Quote the whole listing word for word. Do not include the pictures.

Data segment:
============================================================

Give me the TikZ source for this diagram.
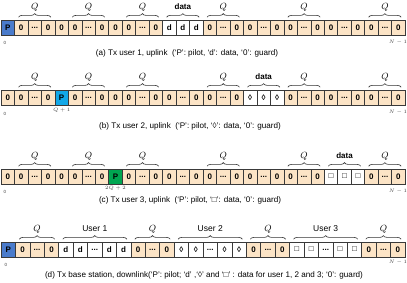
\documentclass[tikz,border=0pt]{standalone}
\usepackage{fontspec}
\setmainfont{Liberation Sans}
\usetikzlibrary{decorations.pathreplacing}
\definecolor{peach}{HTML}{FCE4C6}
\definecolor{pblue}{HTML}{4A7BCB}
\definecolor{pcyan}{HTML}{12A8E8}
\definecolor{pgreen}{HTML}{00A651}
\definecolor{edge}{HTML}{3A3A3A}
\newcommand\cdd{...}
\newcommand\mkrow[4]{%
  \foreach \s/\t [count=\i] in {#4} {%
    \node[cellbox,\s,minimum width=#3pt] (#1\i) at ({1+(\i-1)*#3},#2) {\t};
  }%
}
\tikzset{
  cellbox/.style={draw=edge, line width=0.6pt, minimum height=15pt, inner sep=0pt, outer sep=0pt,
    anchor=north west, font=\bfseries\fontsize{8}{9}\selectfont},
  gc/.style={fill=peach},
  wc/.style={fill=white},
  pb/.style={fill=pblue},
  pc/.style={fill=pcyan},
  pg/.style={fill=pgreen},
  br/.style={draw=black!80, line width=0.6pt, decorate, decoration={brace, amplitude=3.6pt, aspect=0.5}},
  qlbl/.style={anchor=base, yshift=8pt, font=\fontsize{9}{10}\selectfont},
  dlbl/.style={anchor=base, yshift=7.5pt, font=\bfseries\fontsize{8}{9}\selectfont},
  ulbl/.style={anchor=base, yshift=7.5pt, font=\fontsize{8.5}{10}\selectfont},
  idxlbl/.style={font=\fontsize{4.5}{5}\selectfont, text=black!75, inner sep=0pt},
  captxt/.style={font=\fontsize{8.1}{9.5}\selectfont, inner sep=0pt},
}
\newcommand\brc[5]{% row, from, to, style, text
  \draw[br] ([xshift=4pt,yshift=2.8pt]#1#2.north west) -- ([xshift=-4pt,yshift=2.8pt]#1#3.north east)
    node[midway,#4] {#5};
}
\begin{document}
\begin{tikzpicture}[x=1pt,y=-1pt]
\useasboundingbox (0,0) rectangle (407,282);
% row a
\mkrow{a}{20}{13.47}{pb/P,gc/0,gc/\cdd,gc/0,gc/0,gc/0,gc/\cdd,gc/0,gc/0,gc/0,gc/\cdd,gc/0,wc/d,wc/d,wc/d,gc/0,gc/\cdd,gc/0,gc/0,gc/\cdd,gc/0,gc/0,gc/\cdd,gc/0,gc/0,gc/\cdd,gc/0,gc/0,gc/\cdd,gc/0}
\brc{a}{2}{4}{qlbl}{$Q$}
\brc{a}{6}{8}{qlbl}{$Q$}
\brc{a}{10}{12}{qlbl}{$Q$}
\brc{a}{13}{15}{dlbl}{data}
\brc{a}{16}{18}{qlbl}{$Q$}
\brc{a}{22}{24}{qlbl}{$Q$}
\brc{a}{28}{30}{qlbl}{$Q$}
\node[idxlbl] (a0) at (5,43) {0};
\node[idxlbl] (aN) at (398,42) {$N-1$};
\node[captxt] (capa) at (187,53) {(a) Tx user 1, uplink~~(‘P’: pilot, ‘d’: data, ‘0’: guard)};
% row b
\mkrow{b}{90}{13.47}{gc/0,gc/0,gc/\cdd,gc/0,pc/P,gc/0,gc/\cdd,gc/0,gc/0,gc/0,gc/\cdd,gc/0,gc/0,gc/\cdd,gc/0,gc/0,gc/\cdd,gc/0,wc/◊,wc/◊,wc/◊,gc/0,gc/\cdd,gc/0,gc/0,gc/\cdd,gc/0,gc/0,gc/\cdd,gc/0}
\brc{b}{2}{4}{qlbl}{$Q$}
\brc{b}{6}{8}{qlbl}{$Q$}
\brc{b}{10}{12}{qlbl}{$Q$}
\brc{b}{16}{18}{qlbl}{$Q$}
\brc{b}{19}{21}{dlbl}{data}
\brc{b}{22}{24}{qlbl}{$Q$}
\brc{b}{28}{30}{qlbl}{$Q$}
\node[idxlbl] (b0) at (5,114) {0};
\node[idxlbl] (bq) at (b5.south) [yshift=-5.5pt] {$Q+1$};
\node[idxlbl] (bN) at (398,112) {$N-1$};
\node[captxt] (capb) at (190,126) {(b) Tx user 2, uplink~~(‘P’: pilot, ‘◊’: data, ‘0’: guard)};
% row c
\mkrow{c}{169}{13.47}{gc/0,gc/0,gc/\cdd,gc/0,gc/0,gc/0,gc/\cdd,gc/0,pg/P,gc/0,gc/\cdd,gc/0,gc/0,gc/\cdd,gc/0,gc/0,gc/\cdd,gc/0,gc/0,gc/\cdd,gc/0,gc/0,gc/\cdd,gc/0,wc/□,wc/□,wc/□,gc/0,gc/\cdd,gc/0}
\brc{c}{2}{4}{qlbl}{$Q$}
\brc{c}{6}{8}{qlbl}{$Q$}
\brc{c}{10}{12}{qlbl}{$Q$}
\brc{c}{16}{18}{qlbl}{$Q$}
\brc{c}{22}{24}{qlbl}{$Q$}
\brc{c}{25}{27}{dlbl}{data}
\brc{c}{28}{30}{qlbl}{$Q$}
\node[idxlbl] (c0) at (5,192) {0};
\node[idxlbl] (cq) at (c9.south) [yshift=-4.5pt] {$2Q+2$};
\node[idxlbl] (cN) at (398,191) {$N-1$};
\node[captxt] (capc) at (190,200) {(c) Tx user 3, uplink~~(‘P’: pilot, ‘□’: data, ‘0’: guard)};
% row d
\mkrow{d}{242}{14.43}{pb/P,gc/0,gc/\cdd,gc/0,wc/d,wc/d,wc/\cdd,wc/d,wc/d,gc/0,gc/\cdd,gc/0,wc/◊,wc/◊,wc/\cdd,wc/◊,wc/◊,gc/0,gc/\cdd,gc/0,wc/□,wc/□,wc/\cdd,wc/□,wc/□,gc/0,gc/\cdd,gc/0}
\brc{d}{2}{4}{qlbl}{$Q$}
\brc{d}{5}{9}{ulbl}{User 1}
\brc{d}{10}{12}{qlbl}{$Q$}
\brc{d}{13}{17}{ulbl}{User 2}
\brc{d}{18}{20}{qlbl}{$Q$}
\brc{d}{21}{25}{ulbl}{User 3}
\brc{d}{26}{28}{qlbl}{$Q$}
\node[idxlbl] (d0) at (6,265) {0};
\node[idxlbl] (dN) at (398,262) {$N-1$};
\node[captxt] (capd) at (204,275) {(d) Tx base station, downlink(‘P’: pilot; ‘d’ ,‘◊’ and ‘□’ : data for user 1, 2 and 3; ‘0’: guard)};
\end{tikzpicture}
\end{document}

============================================================

Output for this exercise:
Give me the TikZ source for this diagram.
\documentclass[tikz,border=0pt]{standalone}
\usepackage{fontspec}
\setmainfont{Liberation Sans}
\usetikzlibrary{decorations.pathreplacing}
\definecolor{peach}{HTML}{FCE4C6}
\definecolor{pblue}{HTML}{4A7BCB}
\definecolor{pcyan}{HTML}{12A8E8}
\definecolor{pgreen}{HTML}{00A651}
\definecolor{edge}{HTML}{3A3A3A}
\newcommand\cdd{...}
\newcommand\mkrow[4]{%
  \foreach \s/\t [count=\i] in {#4} {%
    \node[cellbox,\s,minimum width=#3pt] (#1\i) at ({1+(\i-1)*#3},#2) {\t};
  }%
}
\tikzset{
  cellbox/.style={draw=edge, line width=0.6pt, minimum height=15pt, inner sep=0pt, outer sep=0pt,
    anchor=north west, font=\bfseries\fontsize{8}{9}\selectfont},
  gc/.style={fill=peach},
  wc/.style={fill=white},
  pb/.style={fill=pblue},
  pc/.style={fill=pcyan},
  pg/.style={fill=pgreen},
  br/.style={draw=black!80, line width=0.6pt, decorate, decoration={brace, amplitude=3.6pt, aspect=0.5}},
  qlbl/.style={anchor=base, yshift=8pt, font=\fontsize{9}{10}\selectfont},
  dlbl/.style={anchor=base, yshift=7.5pt, font=\bfseries\fontsize{8}{9}\selectfont},
  ulbl/.style={anchor=base, yshift=7.5pt, font=\fontsize{8.5}{10}\selectfont},
  idxlbl/.style={font=\fontsize{4.5}{5}\selectfont, text=black!75, inner sep=0pt},
  captxt/.style={font=\fontsize{8.1}{9.5}\selectfont, inner sep=0pt},
}
\newcommand\brc[5]{% row, from, to, style, text
  \draw[br] ([xshift=4pt,yshift=2.8pt]#1#2.north west) -- ([xshift=-4pt,yshift=2.8pt]#1#3.north east)
    node[midway,#4] {#5};
}
\begin{document}
\begin{tikzpicture}[x=1pt,y=-1pt]
\useasboundingbox (0,0) rectangle (407,282);
% row a
\mkrow{a}{20}{13.47}{pb/P,gc/0,gc/\cdd,gc/0,gc/0,gc/0,gc/\cdd,gc/0,gc/0,gc/0,gc/\cdd,gc/0,wc/d,wc/d,wc/d,gc/0,gc/\cdd,gc/0,gc/0,gc/\cdd,gc/0,gc/0,gc/\cdd,gc/0,gc/0,gc/\cdd,gc/0,gc/0,gc/\cdd,gc/0}
\brc{a}{2}{4}{qlbl}{$Q$}
\brc{a}{6}{8}{qlbl}{$Q$}
\brc{a}{10}{12}{qlbl}{$Q$}
\brc{a}{13}{15}{dlbl}{data}
\brc{a}{16}{18}{qlbl}{$Q$}
\brc{a}{22}{24}{qlbl}{$Q$}
\brc{a}{28}{30}{qlbl}{$Q$}
\node[idxlbl] (a0) at (5,43) {0};
\node[idxlbl] (aN) at (398,42) {$N-1$};
\node[captxt] (capa) at (187,53) {(a) Tx user 1, uplink~~(‘P’: pilot, ‘d’: data, ‘0’: guard)};
% row b
\mkrow{b}{90}{13.47}{gc/0,gc/0,gc/\cdd,gc/0,pc/P,gc/0,gc/\cdd,gc/0,gc/0,gc/0,gc/\cdd,gc/0,gc/0,gc/\cdd,gc/0,gc/0,gc/\cdd,gc/0,wc/◊,wc/◊,wc/◊,gc/0,gc/\cdd,gc/0,gc/0,gc/\cdd,gc/0,gc/0,gc/\cdd,gc/0}
\brc{b}{2}{4}{qlbl}{$Q$}
\brc{b}{6}{8}{qlbl}{$Q$}
\brc{b}{10}{12}{qlbl}{$Q$}
\brc{b}{16}{18}{qlbl}{$Q$}
\brc{b}{19}{21}{dlbl}{data}
\brc{b}{22}{24}{qlbl}{$Q$}
\brc{b}{28}{30}{qlbl}{$Q$}
\node[idxlbl] (b0) at (5,114) {0};
\node[idxlbl] (bq) at (b5.south) [yshift=-5.5pt] {$Q+1$};
\node[idxlbl] (bN) at (398,112) {$N-1$};
\node[captxt] (capb) at (190,126) {(b) Tx user 2, uplink~~(‘P’: pilot, ‘◊’: data, ‘0’: guard)};
% row c
\mkrow{c}{169}{13.47}{gc/0,gc/0,gc/\cdd,gc/0,gc/0,gc/0,gc/\cdd,gc/0,pg/P,gc/0,gc/\cdd,gc/0,gc/0,gc/\cdd,gc/0,gc/0,gc/\cdd,gc/0,gc/0,gc/\cdd,gc/0,gc/0,gc/\cdd,gc/0,wc/□,wc/□,wc/□,gc/0,gc/\cdd,gc/0}
\brc{c}{2}{4}{qlbl}{$Q$}
\brc{c}{6}{8}{qlbl}{$Q$}
\brc{c}{10}{12}{qlbl}{$Q$}
\brc{c}{16}{18}{qlbl}{$Q$}
\brc{c}{22}{24}{qlbl}{$Q$}
\brc{c}{25}{27}{dlbl}{data}
\brc{c}{28}{30}{qlbl}{$Q$}
\node[idxlbl] (c0) at (5,192) {0};
\node[idxlbl] (cq) at (c9.south) [yshift=-4.5pt] {$2Q+2$};
\node[idxlbl] (cN) at (398,191) {$N-1$};
\node[captxt] (capc) at (190,200) {(c) Tx user 3, uplink~~(‘P’: pilot, ‘□’: data, ‘0’: guard)};
% row d
\mkrow{d}{242}{14.43}{pb/P,gc/0,gc/\cdd,gc/0,wc/d,wc/d,wc/\cdd,wc/d,wc/d,gc/0,gc/\cdd,gc/0,wc/◊,wc/◊,wc/\cdd,wc/◊,wc/◊,gc/0,gc/\cdd,gc/0,wc/□,wc/□,wc/\cdd,wc/□,wc/□,gc/0,gc/\cdd,gc/0}
\brc{d}{2}{4}{qlbl}{$Q$}
\brc{d}{5}{9}{ulbl}{User 1}
\brc{d}{10}{12}{qlbl}{$Q$}
\brc{d}{13}{17}{ulbl}{User 2}
\brc{d}{18}{20}{qlbl}{$Q$}
\brc{d}{21}{25}{ulbl}{User 3}
\brc{d}{26}{28}{qlbl}{$Q$}
\node[idxlbl] (d0) at (6,265) {0};
\node[idxlbl] (dN) at (398,262) {$N-1$};
\node[captxt] (capd) at (204,275) {(d) Tx base station, downlink(‘P’: pilot; ‘d’ ,‘◊’ and ‘□’ : data for user 1, 2 and 3; ‘0’: guard)};
\end{tikzpicture}
\end{document}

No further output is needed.